4. Privacy will remain a hot issue
Data security and privacy have always been pressing issues, showing a massive snowballing potential. Ever-growing data volumes create additional challenges in protecting it from intrusions and cyberattacks, as the levels of data protection can’t keep up with the data growth rates.
There are several reasons behind the data security problem:
- Security skill gap, caused by a lack of education and training opportunities. This gap is constantly growing and will reach 3.5 million unfilled cybersecurity positions by 2021, according to Cybercrime Magazine.
- Evolution of cyberattacks. The threats used by hackers are evolving and become more complex by the day.
- Irregular adherence to security standards. Although the governments are taking measures to standardize data protection regulations, GDPR being the example, most organizations still ignore data security standards.
Statistics demonstrate the scale of the problem. Statista calculated the average cyber losses which amounted to $1.56 million for mid-sized companies in the last fiscal year, and $4.7 million across all company sizes, as of May 2019.
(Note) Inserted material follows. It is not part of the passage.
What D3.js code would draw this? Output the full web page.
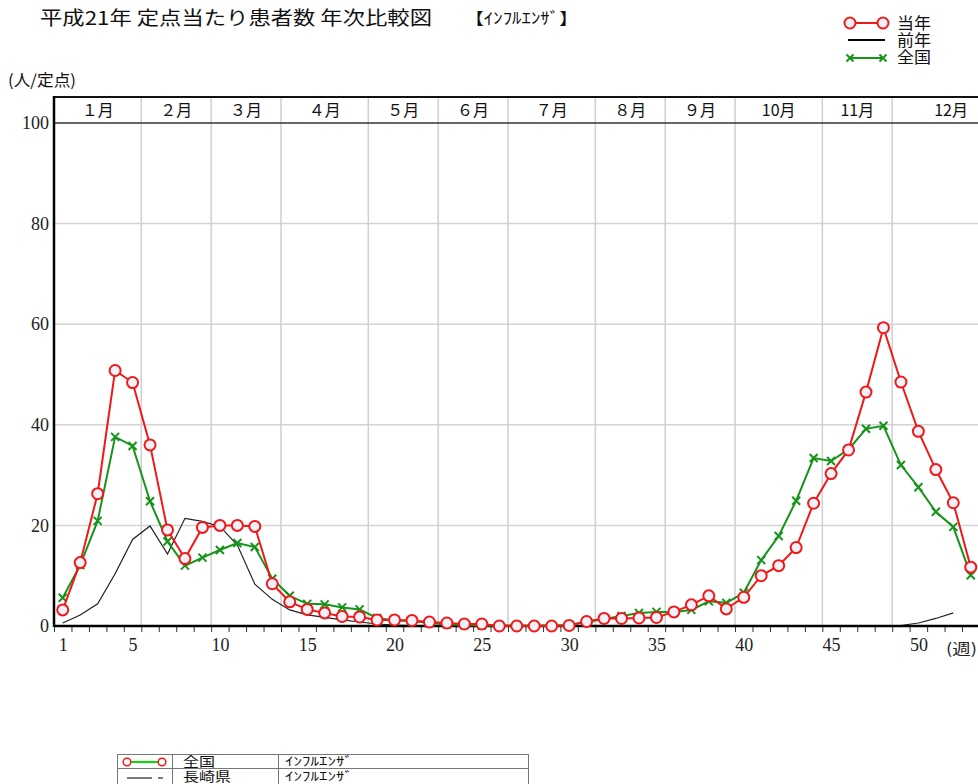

Apart from the EU’s GDPR, many states in the US have passed their own privacy protection laws, such as the California Consumer Privacy Act. As these laws bring out severe consequences for non-compliance, companies have to take data privacy into account.
Another point of concern is reputation. Though many organizations treat privacy policies as a default legal routine, users have changed their attitude. They understand that their personal information is at stake, so they are drawn to those organizations that provide transparency and user-level control over data.
It's no wonder that C-level executives identify data privacy as their top data priority, along with cybersecurity and data ethics. Compared to 2018, companies invested five times more into cybersecurity in 2019:
5. Fast data and actionable data will come to the forefront
Yet another prediction about the big data future is related to the rise of what is called ‘fast data’ and ‘actionable data’.
Unlike big data, typically relying on Hadoop and NoSQL databases to analyze information in the batch mode, fast data allows for processing in real-time streams. Stream processing enables real-time big data analytics within as little as just one millisecond. This brings more value to organizations that can make business decisions and take actions immediately when data arrives.
Fast data has also spoilt users, making them addicted to real-time interactions. As businesses are getting more digitized, which drives better customer experience, consumers expect to access data on the go. What’s more, they want it personalized. In the research cited above, IDC predicts that nearly 30% of the global data will be real-time by 2025.
Actionable data is the missing link between big data and business value. As it was mentioned earlier, big data in itself is worthless without analysis since it is too complex, multi-structured, and voluminous. By processing data with the help of analytical platforms, organizations can make information accurate, standardized, and actionable. These insights help companies make more informed business decisions, improve their operations, and design more big data use cases.